Problem to solve: All lines below must be repeated exactly, with the pictures omitted.

Stored data:
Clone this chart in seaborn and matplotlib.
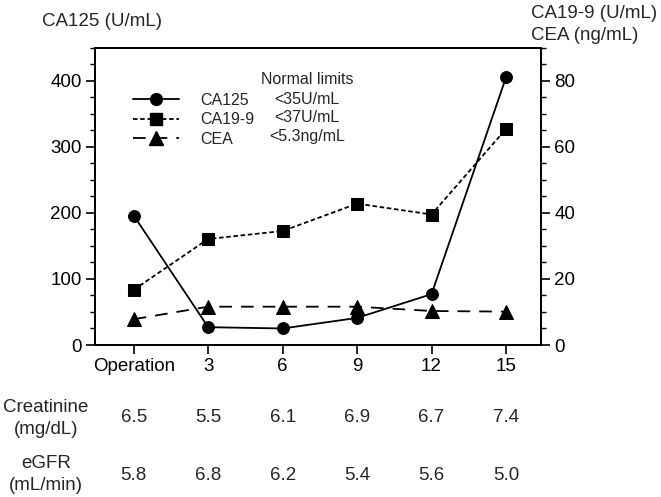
import numpy as np
import pandas as pd
import matplotlib
matplotlib.use("Agg")
import matplotlib.pyplot as plt
import seaborn as sns
from matplotlib.ticker import MultipleLocator
from matplotlib.lines import Line2D
import matplotlib.transforms as mtransforms

# ---- data ----
timepoints = ["Operation", "3", "6", "9", "12", "15"]
ca125 = [196, 27, 25, 41, 77, 405]
ca199 = [16.7, 32.1, 34.5, 42.8, 39.5, 65.4]
cea = [7.8, 11.6, 11.6, 11.6, 10.3, 10.1]
creatinine = ["6.5", "5.5", "6.1", "6.9", "6.7", "7.4"]
egfr = ["5.8", "6.8", "6.2", "5.4", "5.6", "5.0"]
series_names = ["CA125", "CA19-9", "CEA"]
normal_limits = ["<35U/mL", "<37U/mL", "<5.3ng/mL"]

sns.set_style("ticks")
plt.rcParams["font.family"] = ["Liberation Sans", "DejaVu Sans"]
FS = 13.5
LFS = 11.5

df = pd.DataFrame({"x": np.arange(len(timepoints)), "ca125": ca125,
                   "ca199": ca199, "cea": cea})

W, H = 661, 497
fig = plt.figure(figsize=(W/100, H/100), dpi=100)
L, R, T, B = 95, 541, 47.7, 345
ax = fig.add_axes([L/W, 1-B/H, (R-L)/W, (B-T)/H])
ax2 = ax.twinx()

sty_solid = "-"
sty_dot = (0, (2.5, 1.5))
sty_dash = (0, (7, 5))

sns.lineplot(data=df, x="x", y="ca125", ax=ax, color="black", marker="o",
             markersize=8.5, linewidth=1.3, linestyle=sty_solid,
             markeredgecolor="black", zorder=3)
sns.lineplot(data=df, x="x", y="ca199", ax=ax2, color="black", marker="s",
             markersize=8.5, linewidth=1.3, linestyle=sty_dot,
             markeredgecolor="black")
sns.lineplot(data=df, x="x", y="cea", ax=ax2, color="black", marker="^",
             markersize=10, linewidth=1.3, linestyle=sty_dash,
             markeredgecolor="black")

ax.set_xlim(-0.52, 5.47)
ax.set_ylim(0, 450)
ax2.set_ylim(0, 90)
ax.set_xticks(df["x"])
ax.set_xticklabels(timepoints)
ax.set_yticks([0, 100, 200, 300, 400])
ax2.set_yticks([0, 20, 40, 60, 80])
ax.yaxis.set_minor_locator(MultipleLocator(25))
ax2.yaxis.set_minor_locator(MultipleLocator(5))

for a in (ax, ax2):
    a.set_xlabel("")
    a.set_ylabel("")
    for s in a.spines.values():
        s.set_linewidth(1.4)
        s.set_color("black")
    a.tick_params(axis="both", which="major", length=6.5, width=1.2,
                  labelsize=FS, colors="black", pad=3)
    a.tick_params(axis="y", which="minor", length=3.5, width=1.0, colors="black")
ax.tick_params(axis="x", pad=3)

fig.text(42/W, 1-22/H, "CA125 (U/mL)", fontsize=FS, ha="left", va="center")
fig.text(531/W, 1-13/H, "CA19-9 (U/mL)", fontsize=FS, ha="left", va="center")
fig.text(531/W, 1-35/H, "CEA (ng/mL)", fontsize=FS, ha="left", va="center")

# legend
handles = [
    Line2D([], [], color="black", marker="o", markersize=8.5, linewidth=1.3, linestyle=sty_solid),
    Line2D([], [], color="black", marker="s", markersize=8.5, linewidth=1.3, linestyle=sty_dot),
    Line2D([], [], color="black", marker="^", markersize=10, linewidth=1.3, linestyle=sty_dash),
]
leg = ax.legend(handles, series_names, loc="upper left",
                bbox_to_anchor=((133-L)/(R-L), 1-(93-T)/(B-T)), frameon=False,
                handlelength=2.9, fontsize=LFS, labelspacing=0.28,
                handletextpad=1.3, borderaxespad=0, borderpad=0)
fig.text(307/W, 1-80/H, "Normal limits", fontsize=LFS, ha="center", va="center")
for i, lim in enumerate(normal_limits):
    fig.text(307/W, 1-(99+19*i)/H, lim, fontsize=LFS, ha="center", va="center")

# table rows below
trans = mtransforms.blended_transform_factory(ax.transData, fig.transFigure)
for i in range(len(timepoints)):
    ax.text(i, 1-417/H, creatinine[i], transform=trans, ha="center",
            va="center", fontsize=FS, clip_on=False)
    ax.text(i, 1-475/H, egfr[i], transform=trans, ha="center",
            va="center", fontsize=FS, clip_on=False)
fig.text(46/W, 1-407/H, "Creatinine", ha="center", va="center", fontsize=FS)
fig.text(46/W, 1-430/H, "(mg/dL)", ha="center", va="center", fontsize=FS)
fig.text(46/W, 1-463/H, "eGFR", ha="center", va="center", fontsize=FS)
fig.text(46/W, 1-486/H, "(mL/min)", ha="center", va="center", fontsize=FS)

fig.savefig("out.png", dpi=100)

Solution to this exercise:
Clone this chart in seaborn and matplotlib.
import numpy as np
import pandas as pd
import matplotlib
matplotlib.use("Agg")
import matplotlib.pyplot as plt
import seaborn as sns
from matplotlib.ticker import MultipleLocator
from matplotlib.lines import Line2D
import matplotlib.transforms as mtransforms

# ---- data ----
timepoints = ["Operation", "3", "6", "9", "12", "15"]
ca125 = [196, 27, 25, 41, 77, 405]
ca199 = [16.7, 32.1, 34.5, 42.8, 39.5, 65.4]
cea = [7.8, 11.6, 11.6, 11.6, 10.3, 10.1]
creatinine = ["6.5", "5.5", "6.1", "6.9", "6.7", "7.4"]
egfr = ["5.8", "6.8", "6.2", "5.4", "5.6", "5.0"]
series_names = ["CA125", "CA19-9", "CEA"]
normal_limits = ["<35U/mL", "<37U/mL", "<5.3ng/mL"]

sns.set_style("ticks")
plt.rcParams["font.family"] = ["Liberation Sans", "DejaVu Sans"]
FS = 13.5
LFS = 11.5

df = pd.DataFrame({"x": np.arange(len(timepoints)), "ca125": ca125,
                   "ca199": ca199, "cea": cea})

W, H = 661, 497
fig = plt.figure(figsize=(W/100, H/100), dpi=100)
L, R, T, B = 95, 541, 47.7, 345
ax = fig.add_axes([L/W, 1-B/H, (R-L)/W, (B-T)/H])
ax2 = ax.twinx()

sty_solid = "-"
sty_dot = (0, (2.5, 1.5))
sty_dash = (0, (7, 5))

sns.lineplot(data=df, x="x", y="ca125", ax=ax, color="black", marker="o",
             markersize=8.5, linewidth=1.3, linestyle=sty_solid,
             markeredgecolor="black", zorder=3)
sns.lineplot(data=df, x="x", y="ca199", ax=ax2, color="black", marker="s",
             markersize=8.5, linewidth=1.3, linestyle=sty_dot,
             markeredgecolor="black")
sns.lineplot(data=df, x="x", y="cea", ax=ax2, color="black", marker="^",
             markersize=10, linewidth=1.3, linestyle=sty_dash,
             markeredgecolor="black")

ax.set_xlim(-0.52, 5.47)
ax.set_ylim(0, 450)
ax2.set_ylim(0, 90)
ax.set_xticks(df["x"])
ax.set_xticklabels(timepoints)
ax.set_yticks([0, 100, 200, 300, 400])
ax2.set_yticks([0, 20, 40, 60, 80])
ax.yaxis.set_minor_locator(MultipleLocator(25))
ax2.yaxis.set_minor_locator(MultipleLocator(5))

for a in (ax, ax2):
    a.set_xlabel("")
    a.set_ylabel("")
    for s in a.spines.values():
        s.set_linewidth(1.4)
        s.set_color("black")
    a.tick_params(axis="both", which="major", length=6.5, width=1.2,
                  labelsize=FS, colors="black", pad=3)
    a.tick_params(axis="y", which="minor", length=3.5, width=1.0, colors="black")
ax.tick_params(axis="x", pad=3)

fig.text(42/W, 1-22/H, "CA125 (U/mL)", fontsize=FS, ha="left", va="center")
fig.text(531/W, 1-13/H, "CA19-9 (U/mL)", fontsize=FS, ha="left", va="center")
fig.text(531/W, 1-35/H, "CEA (ng/mL)", fontsize=FS, ha="left", va="center")

# legend
handles = [
    Line2D([], [], color="black", marker="o", markersize=8.5, linewidth=1.3, linestyle=sty_solid),
    Line2D([], [], color="black", marker="s", markersize=8.5, linewidth=1.3, linestyle=sty_dot),
    Line2D([], [], color="black", marker="^", markersize=10, linewidth=1.3, linestyle=sty_dash),
]
leg = ax.legend(handles, series_names, loc="upper left",
                bbox_to_anchor=((133-L)/(R-L), 1-(93-T)/(B-T)), frameon=False,
                handlelength=2.9, fontsize=LFS, labelspacing=0.28,
                handletextpad=1.3, borderaxespad=0, borderpad=0)
fig.text(307/W, 1-80/H, "Normal limits", fontsize=LFS, ha="center", va="center")
for i, lim in enumerate(normal_limits):
    fig.text(307/W, 1-(99+19*i)/H, lim, fontsize=LFS, ha="center", va="center")

# table rows below
trans = mtransforms.blended_transform_factory(ax.transData, fig.transFigure)
for i in range(len(timepoints)):
    ax.text(i, 1-417/H, creatinine[i], transform=trans, ha="center",
            va="center", fontsize=FS, clip_on=False)
    ax.text(i, 1-475/H, egfr[i], transform=trans, ha="center",
            va="center", fontsize=FS, clip_on=False)
fig.text(46/W, 1-407/H, "Creatinine", ha="center", va="center", fontsize=FS)
fig.text(46/W, 1-430/H, "(mg/dL)", ha="center", va="center", fontsize=FS)
fig.text(46/W, 1-463/H, "eGFR", ha="center", va="center", fontsize=FS)
fig.text(46/W, 1-486/H, "(mL/min)", ha="center", va="center", fontsize=FS)

fig.savefig("out.png", dpi=100)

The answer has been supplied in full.